§ **WHAT THE TASK REQUIRES**
Print exactly the lines from the first one down to the line containing "import zlib, struct, base64, math", both ends included, with no pictures and nothing else.

— start SUPPLIED MATERIAL —

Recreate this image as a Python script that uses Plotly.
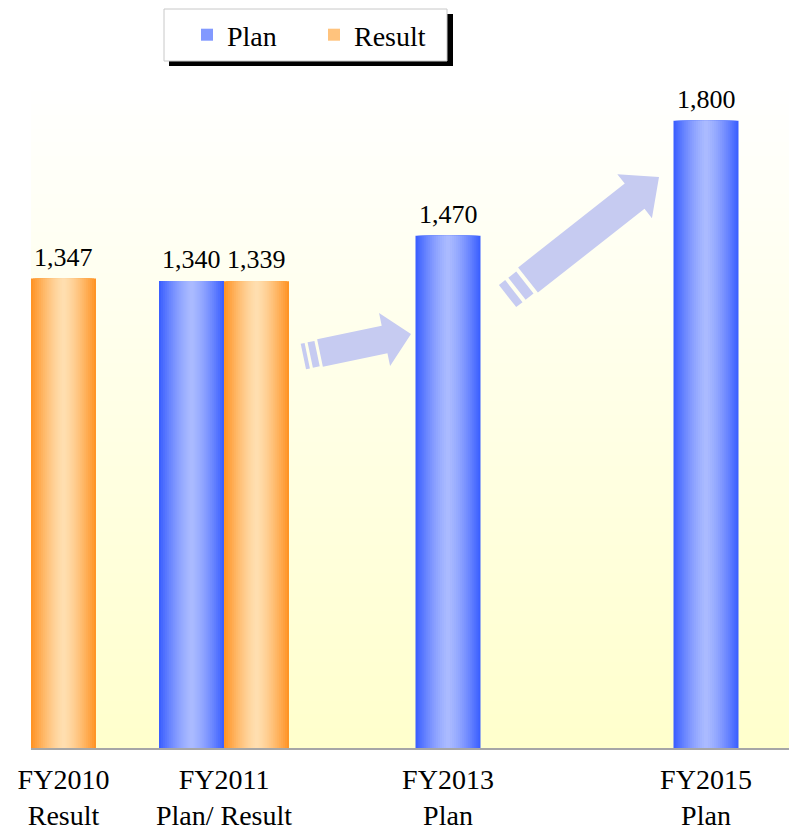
import plotly.graph_objects as go
import zlib, struct, base64, math

# ---------------- data ----------------
categories = ["FY2010<br>Result", "FY2011<br>Plan/ Result", "FY2013<br>Plan", "FY2015<br>Plan"]
plan_values = [None, 1340, 1470, 1800]
result_values = [1347, 1339, None, None]

# ---------------- layout constants ----------------
W, H = 789, 831
ML, MR, MT, MB = 31, 0, 51, 83
PW, PH = W - ML - MR, H - MT - MB
cat_pos = [32.5, 193, 417, 675]        # category centres (x-axis units = px from plot left)
BAR_W = 65
Y_MAX = 2000
FONT = "Liberation Serif"


def px2x(X):
    return (X - ML) / PW


def px2y(Y):
    return (H - MB - Y) / PH


def series_x(vals, other, side):
    xs = []
    for i, v in enumerate(vals):
        if v is None:
            xs.append(None)
        elif other[i] is not None:
            xs.append(cat_pos[i] + side * BAR_W / 2)
        else:
            xs.append(cat_pos[i])
    return xs


def lerp(c1, c2, t):
    return "rgb(%d,%d,%d)" % tuple(round(a + (b - a) * t) for a, b in zip(c1, c2))


def gradient_png(rows):
    w = 2
    raw = b"".join(b"\x00" + bytes(c) * w for c in rows)

    def chunk(t, d):
        c = struct.pack(">I", len(d)) + t + d
        return c + struct.pack(">I", zlib.crc32(t + d) & 0xFFFFFFFF)

    png = (b"\x89PNG\r\n\x1a\n"
           + chunk(b"IHDR", struct.pack(">IIBBBBB", w, len(rows), 8, 2, 0, 0, 0))
           + chunk(b"IDAT", zlib.compress(raw))
           + chunk(b"IEND", b""))
    return "data:image/png;base64," + base64.b64encode(png).decode()


fig = go.Figure()
annotations = []

# ---------------- gradient bars (stacked overlay layers) ----------------
N = 16
specs = [
    ("Plan", plan_values, series_x(plan_values, result_values, -1), (60, 96, 255), (172, 188, 255)),
    ("Result", result_values, series_x(result_values, plan_values, +1), (255, 148, 38), (255, 224, 178)),
]
for name, vals, xs, edge, mid in specs:
    for k in range(N):
        d = 1 - k / N
        col = lerp(mid, edge, d ** 1.4)
        fig.add_trace(go.Bar(
            x=xs, y=vals, width=BAR_W * d, name=name, legendgroup=name,
            showlegend=(k == N // 2),
            marker=dict(color=col, line=dict(width=0)),
            hoverinfo="skip"))
    for x, v in zip(xs, vals):
        if v is not None:
            annotations.append(dict(x=x, y=v, text=f"{v:,}", showarrow=False,
                                    xref="x", yref="y", yanchor="bottom", yshift=5,
                                    font=dict(family=FONT, size=26, color="black")))

# ---------------- background gradient ----------------
rows = []
for r in range(256):
    Y = MT + (r + 0.5) / 256 * PH
    t = max(0.0, min(1.0, (H - MB - Y) / (H - MB - 85)))
    rows.append((255, 255, round(204 + 51 * t)))
images = [dict(source=gradient_png(rows), xref="paper", yref="paper", x=0, y=1,
               sizex=1, sizey=1, sizing="stretch", layer="below", xanchor="left", yanchor="top")]

# ---------------- decorative arrows ----------------
def arrow_paths(T, P, bw, hw, hl, stripes, sw):
    ux, uy = P[0] - T[0], P[1] - T[1]
    L = math.hypot(ux, uy)
    ux, uy = ux / L, uy / L
    nx, ny = -uy, ux
    B = (P[0] - hl * ux, P[1] - hl * uy)
    pts = [(T[0] + bw * nx, T[1] + bw * ny), (B[0] + bw * nx, B[1] + bw * ny),
           (B[0] + hw * nx, B[1] + hw * ny), P,
           (B[0] - hw * nx, B[1] - hw * ny), (B[0] - bw * nx, B[1] - bw * ny),
           (T[0] - bw * nx, T[1] - bw * ny)]
    polys = [pts]
    for a, b in stripes:
        A = (T[0] - a * ux, T[1] - a * uy)
        Bb = (T[0] - b * ux, T[1] - b * uy)
        polys.append([(A[0] + sw * nx, A[1] + sw * ny), (Bb[0] + sw * nx, Bb[1] + sw * ny),
                      (Bb[0] - sw * nx, Bb[1] - sw * ny), (A[0] - sw * nx, A[1] - sw * ny)])
    out = []
    for poly in polys:
        out.append("M " + " L ".join(f"{px2x(x):.5f},{px2y(y):.5f}" for x, y in poly) + " Z")
    return out


shapes = []
for T, P, bw, hw, hl, stripes, sw in [
    ((320, 353), (411, 334), 14, 27, 27, [(3, 10), (13, 17)], 13),
    ((528, 280), (659, 177), 16, 28, 31, [(4, 14), (18, 26)], 14),
]:
    for p in arrow_paths(T, P, bw, hw, hl, stripes, sw):
        shapes.append(dict(type="path", path=p, xref="paper", yref="paper",
                           fillcolor="#c6cbf1", line=dict(width=0), layer="above"))

# legend box with shadow
shapes.append(dict(type="rect", xref="paper", yref="paper",
                   x0=px2x(169), x1=px2x(453), y0=px2y(14), y1=px2y(66),
                   fillcolor="black", line=dict(width=0), layer="above"))
shapes.append(dict(type="rect", xref="paper", yref="paper",
                   x0=px2x(164), x1=px2x(447), y0=px2y(9), y1=px2y(61),
                   fillcolor="white", line=dict(width=1, color="#c8c8c8"), layer="above"))

fig.update_layout(
    width=W, height=H,
    margin=dict(l=ML, r=MR, t=MT, b=MB, pad=0),
    barmode="overlay",
    paper_bgcolor="white", plot_bgcolor="rgba(0,0,0,0)",
    images=images, shapes=shapes, annotations=annotations,
    font=dict(family=FONT, color="black"),
    showlegend=True,
    legend=dict(orientation="h", x=px2x(187), xanchor="left", y=px2y(35), yanchor="middle",
                bgcolor="rgba(0,0,0,0)", borderwidth=0, font=dict(family=FONT, size=28),
                entrywidth=82, traceorder="normal"),
    xaxis=dict(range=[0, PW], tickvals=cat_pos, ticktext=categories,
               showline=True, linecolor="#a6a6a6", linewidth=2, showgrid=False, zeroline=False,
               ticks="outside", ticklen=5, tickcolor="rgba(0,0,0,0)",
               tickfont=dict(family=FONT, size=28, color="black"), automargin=False, fixedrange=True),
    yaxis=dict(range=[0, Y_MAX], visible=False, fixedrange=True),
)

fig.write_html("out.html")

— end SUPPLIED MATERIAL —

§ **OUTPUT BELOW**
Recreate this image as a Python script that uses Plotly.
import plotly.graph_objects as go
import zlib, struct, base64, math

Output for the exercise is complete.